The role of the Press Complaints Commission has been backed by MPs, who recommend its position should be strengthened.
The Commons media select committee ruled out relying on the law to regulate the press.
Its review of the system follows the conviction of Clive Goodman, the royal editor of the News of the World, for phone tapping without lawful authority, and the hounding of Kate Middleton, the then girlfriend of Prince William.
Its report said: “To dispense with the current form of self-regulation and to rely exclusively on the law would afford less protection rather than more, and any move towards a statutory regulator for the press would represent a very dangerous interference with the freedom of the press.”
The report was made after interviews with a number of media experts and newspaper executives, including Paul Horrocks, editor of the Manchester Evening News and Bob Satchwell, director of the Society of Editors. National Union of Journalists general secretary Jeremy Dear was also called.
The recommendations want to draw lessons from recent events to strengthen the existing set-up of self-regulation through the Press Complaints Commission.
The report said: “We do not believe that there is a case for a statutory regulator for the press.
“We continue to believe that statutory regulation of the press is a hallmark of authoritarianism and risks undermining democracy.
“We recommend that self-regulation should be retained for the press, while recognising that it must be seen to be effective if calls for statutory intervention are to be resisted.”
But it warned: “If the industry is not prepared to act unless a breach of the law is already shown to have occurred, then the whole justification for self-regulation is seriously undermined.”
And it called for the inclusion in staff contracts of a clause requiring adherence to the Code of Practice as a condition of employment “… which we believe would safeguard journalists who believed that they were being asked to use unethical newsgathering practices,” the report said.

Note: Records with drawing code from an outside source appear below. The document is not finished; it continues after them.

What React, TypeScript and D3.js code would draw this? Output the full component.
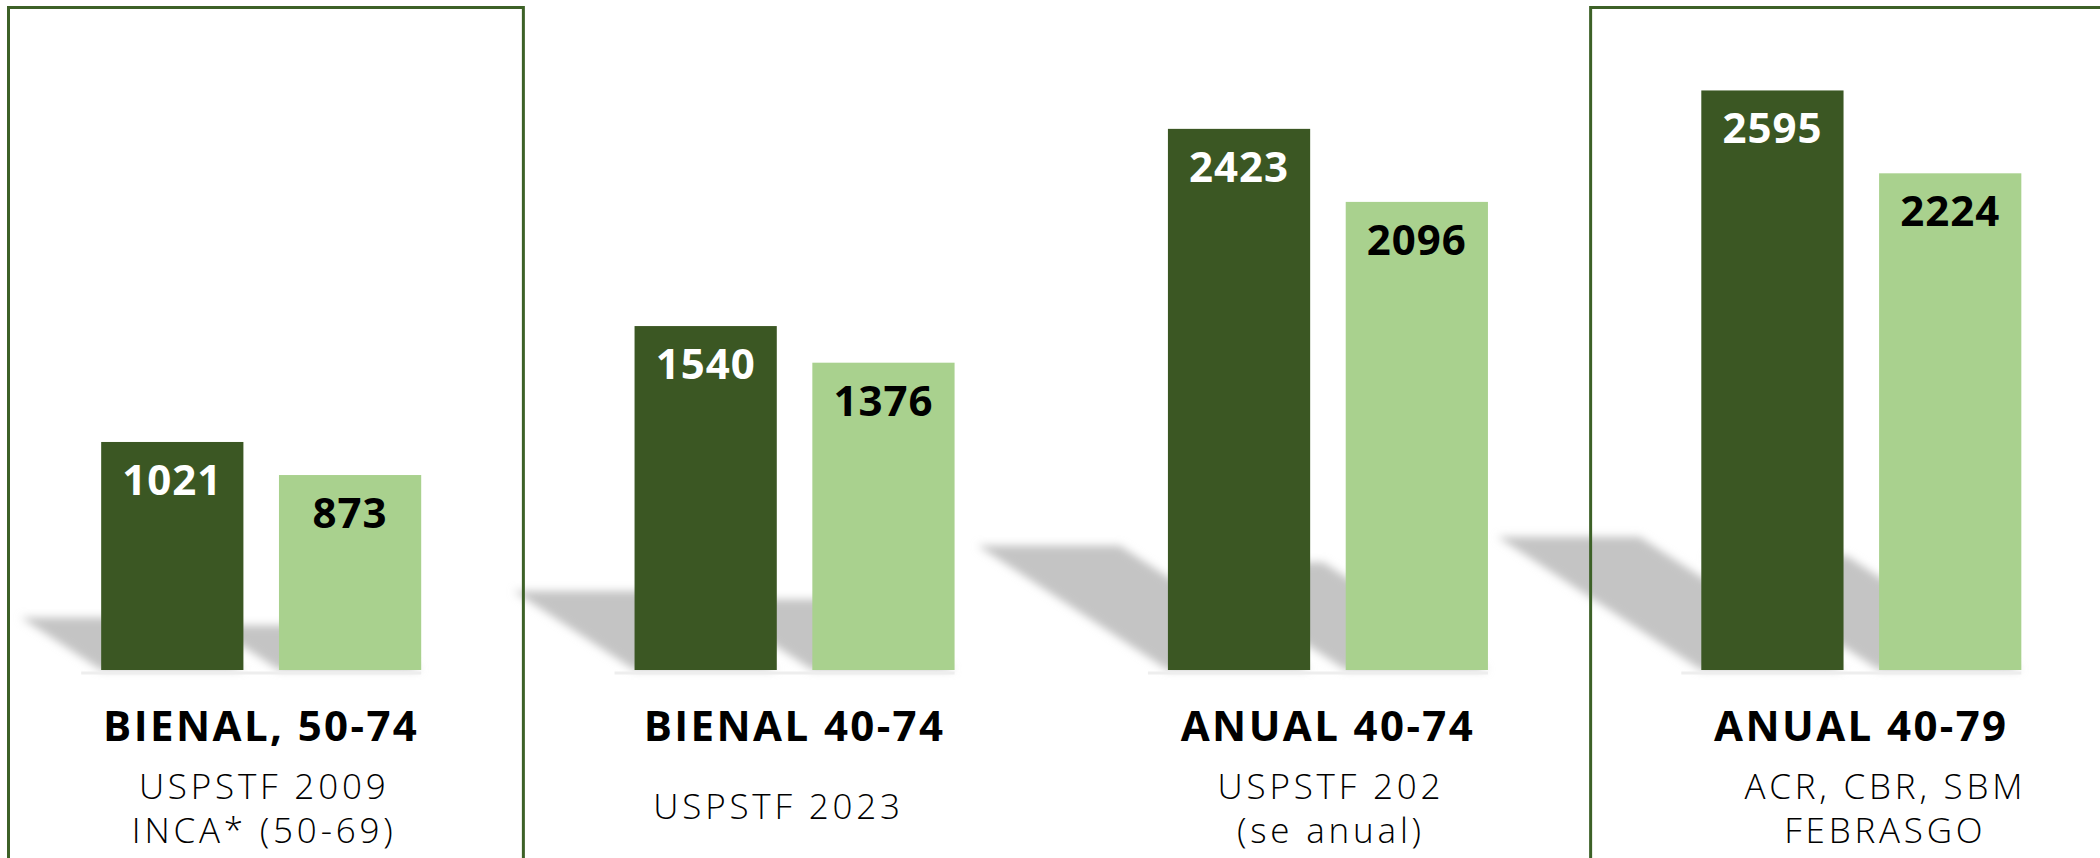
import React from "react";
import * as d3 from "d3";

const categories = ["BIENAL, 50-74", "BIENAL 40-74", "ANUAL 40-74", "ANUAL 40-79"];
const seriesKeys = ["rastreio", "comparacao"];
const darkValues = [1021, 1540, 2423, 2595];
const lightValues = [873, 1376, 2096, 2224];
const subLine1 = ["USPSTF 2009", "USPSTF 2023", "USPSTF 202", "ACR, CBR, SBM"];
const subLine2 = ["INCA* (50-69)", "", "(se anual)", "FEBRASGO"];
const highlighted = [0, 3];

const W = 2100;
const H = 858;
const BASE = 670;

const DARK = "#3b5723";
const LIGHT = "#a9d18e";
const BORDER = "#3d6127";

export default function App() {
  const x0 = d3
    .scaleBand<string>()
    .domain(categories)
    .range([-5.5, 2128])
    .paddingInner(0.4)
    .paddingOuter(0.2);
  const x1 = d3
    .scaleBand<string>()
    .domain(seriesKeys)
    .range([0, x0.bandwidth()])
    .paddingInner(0.2);
  const y = d3.scaleLinear().domain([0, 3000]).range([BASE, 0]);

  const titleFont = "'Open Sans', 'DejaVu Sans', sans-serif";

  const boxes = highlighted.map((i) => {
    const start = x0(categories[i])!;
    const end = start + x0.bandwidth();
    const left =
      i === 0 ? 8.5 : (x0(categories[i - 1])! + x0.bandwidth() + start) / 2 - 4;
    const right =
      i === categories.length - 1
        ? W + 10
        : (end + x0(categories[i + 1])!) / 2 - 4.5;
    return { left, right };
  });

  const shadowPath = (bx: number, bw: number, h: number) => {
    const s = 0.23 * h;
    const k = 1.53 * s;
    const p = d3.path();
    p.moveTo(bx, BASE);
    p.lineTo(bx + bw, BASE);
    p.lineTo(bx + bw - k, BASE - s);
    p.lineTo(bx - k, BASE - s);
    p.closePath();
    return p.toString();
  };

  return (
    <svg
      width={W}
      height={H}
      style={{ position: "absolute", left: 0, top: 0, display: "block", background: "#fff" }}
    >
      <defs>
        <filter id="blur" x="-20%" y="-40%" width="140%" height="180%">
          <feGaussianBlur stdDeviation="4" />
        </filter>
      </defs>
      <rect x={0} y={0} width={W} height={H} fill="#fff" />

      {/* shadows */}
      <g filter="url(#blur)">
        {categories.map((c, i) => {
          const gx = x0(c)!;
          const vals = [darkValues[i], lightValues[i]];
          return seriesKeys
            .slice()
            .reverse()
            .map((k) => {
              const v = vals[seriesKeys.indexOf(k)];
              return (
                <path
                  key={c + k}
                  d={shadowPath(gx + x1(k)!, x1.bandwidth(), BASE - y(v))}
                  fill="#c4c4c4"
                />
              );
            });
        })}
      </g>

      {/* baseline reflection */}
      {categories.map((c) => {
        const gx = x0(c)!;
        return (
          <rect
            key={"base" + c}
            x={gx - 20}
            y={BASE + 1.5}
            width={x0.bandwidth() + 20}
            height={3}
            fill="#eeeeee"
          />
        );
      })}

      {/* bars */}
      {categories.map((c, i) => {
        const gx = x0(c)!;
        const vals = [darkValues[i], lightValues[i]];
        return seriesKeys.map((k, j) => {
          const v = vals[j];
          const bx = gx + x1(k)!;
          return (
            <g key={c + k + "bar"}>
              <rect
                x={bx}
                y={y(v)}
                width={x1.bandwidth()}
                height={BASE - y(v)}
                fill={j === 0 ? DARK : LIGHT}
              />
              <text
                x={bx + x1.bandwidth() / 2}
                y={y(v) + 53}
                textAnchor="middle"
                fontFamily={titleFont}
                fontWeight={700}
                fontSize={42}
                letterSpacing={1}
                fill={j === 0 ? "#ffffff" : "#000000"}
              >
                {v}
              </text>
            </g>
          );
        });
      })}

      {/* category labels */}
      {categories.map((c, i) => {
        const cx = x0(c)! + x0.bandwidth() / 2;
        const single = subLine2[i] === "";
        return (
          <g key={"lab" + c}>
            <text
              x={cx}
              y={741}
              textAnchor="middle"
              fontFamily={titleFont}
              fontWeight={700}
              fontSize={42}
              letterSpacing={2.4}
              fill="#000"
            >
              {c}
            </text>
            <text
              x={single ? cx - 16 : cx + (i === 3 ? 24 : 3)}
              y={single ? 819 : 799}
              textAnchor="middle"
              fontFamily={titleFont}
              fontWeight={300}
              fontSize={35}
              letterSpacing={3.8}
              fill="#000"
            >
              {subLine1[i]}
            </text>
            {!single && (
              <text
                x={cx + (i === 3 ? 24 : 3)}
                y={843}
                textAnchor="middle"
                fontFamily={titleFont}
                fontWeight={300}
                fontSize={35}
                letterSpacing={3.8}
                fill="#000"
              >
                {subLine2[i]}
              </text>
            )}
          </g>
        );
      })}

      {/* highlight boxes */}
      {boxes.map((b, i) => (
        <rect
          key={"box" + i}
          x={b.left}
          y={7.5}
          width={b.right - b.left}
          height={H + 20}
          fill="none"
          stroke={BORDER}
          strokeWidth={3}
        />
      ))}
    </svg>
  );
}
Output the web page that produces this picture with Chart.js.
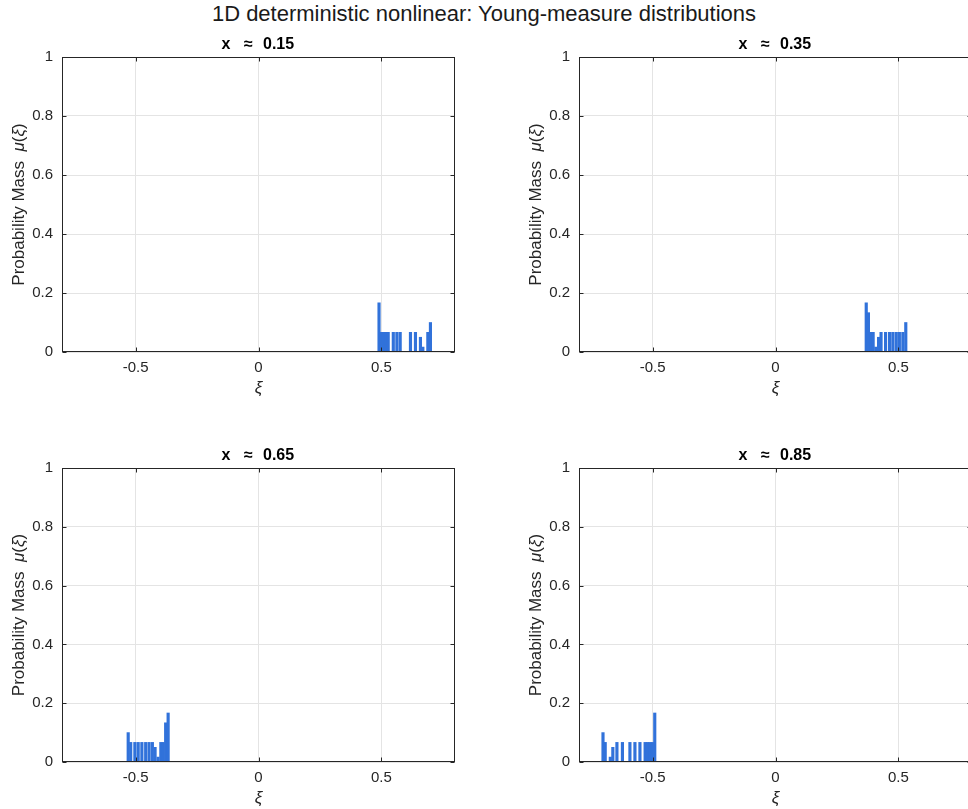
<!DOCTYPE html>
<html><head><meta charset="utf-8">
<script src="https://cdn.jsdelivr.net/npm/chart.js@4.4.1/dist/chart.umd.min.js"></script>
<style>
html,body{margin:0;padding:0;background:#fff;overflow:hidden;width:968px;height:809px;}
#wrap{position:relative;width:968px;height:809px;overflow:hidden;background:#fff;}
canvas{position:absolute;}
#title{position:absolute;left:0;top:1px;width:968px;text-align:center;font:22px "Liberation Sans",Arial,sans-serif;color:#1a1a1a;line-height:26px;}
</style></head><body>
<div id="wrap">
<div id="title">1D deterministic nonlinear: Young-measure distributions</div>
<canvas id="c1" width="484" height="400" style="left:0;top:0"></canvas>
<canvas id="c2" width="484" height="400" style="left:517px;top:0"></canvas>
<canvas id="c3" width="484" height="400" style="left:0;top:410px"></canvas>
<canvas id="c4" width="484" height="400" style="left:517px;top:410px"></canvas>
</div>
<script>
// ---- data (atoms of the Young measure: support point xi and probability mass) ----
const panelLabels = ['0.15', '0.35', '0.65', '0.85'];

const xi_015   = [0.4907, 0.4996, 0.5089, 0.5183, 0.5280, 0.5488, 0.5634, 0.5768, 0.6187, 0.6390, 0.6593, 0.6691, 0.6894, 0.7000];
const mass_015 = [0.1667, 0.0667, 0.0667, 0.0667, 0.0667, 0.0667, 0.0667, 0.0667, 0.0667, 0.0667, 0.0500, 0.0167, 0.0667, 0.1000];

const xi_035   = [0.3694, 0.3784, 0.3881, 0.3975, 0.4086, 0.4196, 0.4297, 0.4481, 0.4644, 0.4778, 0.4916, 0.5043, 0.5185, 0.5304];
const mass_035 = [0.1667, 0.1333, 0.0667, 0.0667, 0.0167, 0.0500, 0.0667, 0.0667, 0.0667, 0.0667, 0.0667, 0.0667, 0.0667, 0.1000];

const xi_065   = [-0.5305, -0.5203, -0.5033, -0.4898, -0.4748, -0.4593, -0.4455, -0.4321, -0.4211, -0.4089, -0.3976, -0.3882, -0.3780, -0.3679];
const mass_065 = [0.1000, 0.0667, 0.0667, 0.0667, 0.0667, 0.0667, 0.0667, 0.0667, 0.0500, 0.0167, 0.0667, 0.0667, 0.1333, 0.1667];

const xi_085   = [-0.7023, -0.6933, -0.6725, -0.6623, -0.6456, -0.6232, -0.5927, -0.5723, -0.5519, -0.5308, -0.5210, -0.5112, -0.5014, -0.4916];
const mass_085 = [0.1000, 0.0667, 0.0167, 0.0500, 0.0667, 0.0667, 0.0667, 0.0667, 0.0667, 0.0667, 0.0667, 0.0667, 0.0667, 0.1667];

const xTicks = [-0.5, 0, 0.5];
const yTicks = [0, 0.2, 0.4, 0.6, 0.8, 1];
const xRange = [-0.8, 0.8];
const yRange = [0, 1];

// ---- drawing ----
const FONT = '"Liberation Sans", Arial, Helvetica, sans-serif';
const AXIS_COLOR = '#262626';

const decor = {
  id: 'decor',
  afterDraw(chart, args, opts) {
    const ctx = chart.ctx, a = chart.chartArea, x = chart.scales.x, y = chart.scales.y;
    ctx.save();
    ctx.strokeStyle = AXIS_COLOR;
    ctx.lineWidth = 1;
    const L = Math.round(a.left) + 0.5, R = Math.round(a.right) - 0.5;
    const T = Math.round(a.top) + 0.5, B = Math.round(a.bottom) - 0.5;
    ctx.strokeRect(L, T, R - L, B - T);
    ctx.beginPath();
    xTicks.forEach(v => {
      const px = Math.round(x.getPixelForValue(v)) + 0.5;
      ctx.moveTo(px, B); ctx.lineTo(px, B - 4);
      ctx.moveTo(px, T); ctx.lineTo(px, T + 4);
    });
    yTicks.forEach(v => {
      const py = Math.round(y.getPixelForValue(v)) + 0.5;
      ctx.moveTo(L, py); ctx.lineTo(L + 4, py);
      ctx.moveTo(R, py); ctx.lineTo(R - 4, py);
    });
    ctx.stroke();

    // subplot title: "x  ≈ value" (bold)
    const cx = (a.left + a.right) / 2;
    const ty = a.top - 12;
    ctx.fillStyle = '#000';
    ctx.textBaseline = 'middle';
    ctx.font = 'bold 16px ' + FONT;
    ctx.textAlign = 'center';
    ctx.fillText('x', cx - 32.5, ty);
    ctx.fillText('\u2248', cx - 10, ty);
    ctx.textAlign = 'left';
    ctx.fillText(opts.label, cx + 4.5, ty);

    // x label
    ctx.fillStyle = AXIS_COLOR;
    ctx.textAlign = 'center';
    ctx.font = 'italic 17px ' + FONT;
    ctx.fillText('\u03BE', cx, a.bottom + 36);

    // y label with mixed italic parts
    const parts = [['Probability Mass  ', ''], ['\u03BC', 'italic '], ['(', ''], ['\u03BE', 'italic '], [')', '']];
    let total = 0;
    parts.forEach(p => { ctx.font = p[1] + '17px ' + FONT; total += ctx.measureText(p[0]).width; });
    ctx.translate(19, (a.top + a.bottom) / 2);
    ctx.rotate(-Math.PI / 2);
    ctx.textAlign = 'left';
    let pos = -total / 2;
    parts.forEach(p => { ctx.font = p[1] + '17px ' + FONT; ctx.fillText(p[0], pos, 0); pos += ctx.measureText(p[0]).width; });
    ctx.restore();
  }
};

function makeChart(id, xs, ms, label, topPad) {
  const pts = xs.map((v, i) => ({ x: v, y: ms[i] }));
  return new Chart(document.getElementById(id), {
    type: 'bar',
    data: { datasets: [{ data: pts, backgroundColor: 'rgb(49,114,218)', borderWidth: 0, barThickness: 2.5 }] },
    options: {
      responsive: false, animation: false, devicePixelRatio: 1,
      layout: { padding: { left: 0, top: topPad, right: 29, bottom: 0 } },
      plugins: { legend: { display: false }, tooltip: { enabled: false }, decor: { label: label } },
      scales: {
        x: {
          type: 'linear', min: xRange[0], max: xRange[1], offset: false,
          afterBuildTicks: s => { s.ticks = xTicks.map(v => ({ value: v })); },
          afterFit: s => { s.height = 48; },
          ticks: { callback: v => String(v), color: AXIS_COLOR, font: { family: FONT, size: 15 }, padding: 7, maxRotation: 0, autoSkip: false },
          grid: { color: '#e4e4e4', drawTicks: false, lineWidth: 1, offset: false },
          border: { display: false }
        },
        y: {
          min: yRange[0], max: yRange[1],
          afterBuildTicks: s => { s.ticks = yTicks.map(v => ({ value: v })); },
          afterFit: s => { s.width = 62; },
          ticks: { callback: v => String(v), color: AXIS_COLOR, font: { family: FONT, size: 15 }, padding: 9, autoSkip: false },
          grid: { color: '#e4e4e4', drawTicks: false, lineWidth: 1, offset: false },
          border: { display: false }
        }
      }
    },
    plugins: [decor]
  });
}

makeChart('c1', xi_015, mass_015, panelLabels[0], 57);
makeChart('c2', xi_035, mass_035, panelLabels[1], 57);
makeChart('c3', xi_065, mass_065, panelLabels[2], 58);
makeChart('c4', xi_085, mass_085, panelLabels[3], 58);
</script>
</body></html>
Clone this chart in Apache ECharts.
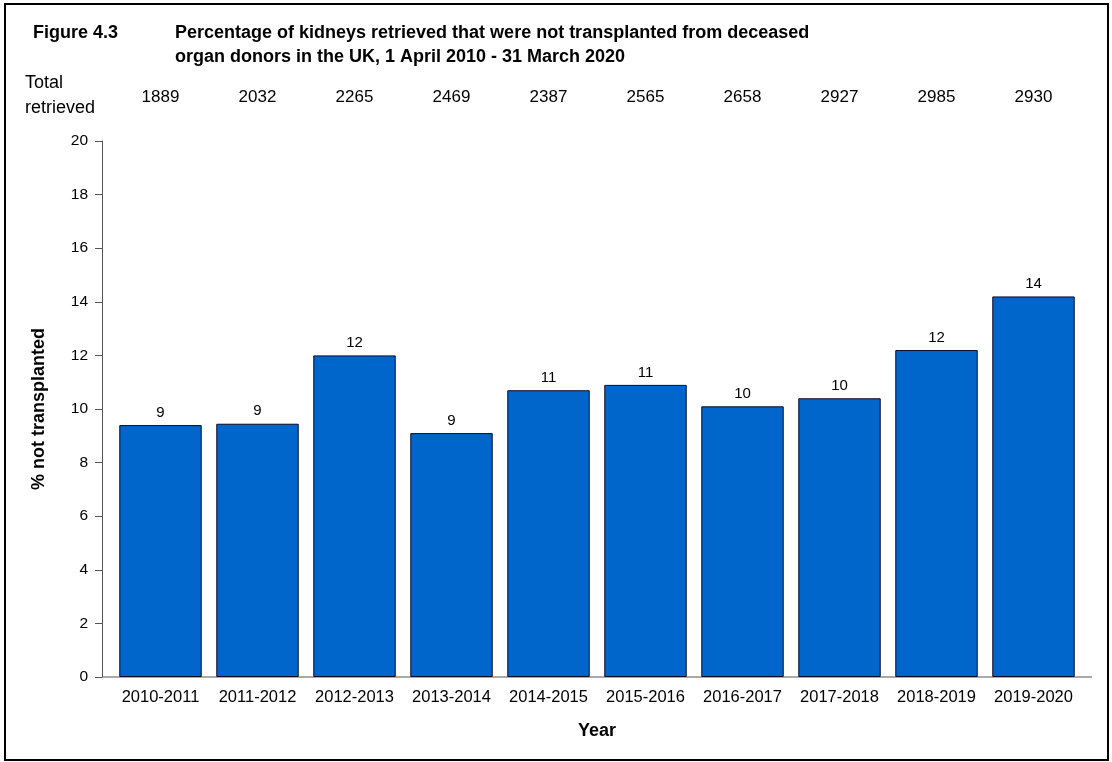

The committee said the system for regulation of the press raised serious and complex issues and suggested that a broader investigation might be needed.
The witnesses to the committee included Mike Jempson, director of The MediaWise Trust, Chris Frost, chairman of the Ethics Council of the NUJ, information commissioner Richard Thomas, Mick Gorrill, head of regulatory action division, Les Hinton, executive chairman of News International and chairman of the Editors’ Code of Practice Committee, Arthur Edwards, the royal photographer of The Sun, Robin Esser, executive managing editor of the Daily Mail, and Eugene Duffy, group managing editor of MGN. Sir Christopher Meyer and Tim Toulmin, of the Press Complaints Commission also gave evidence.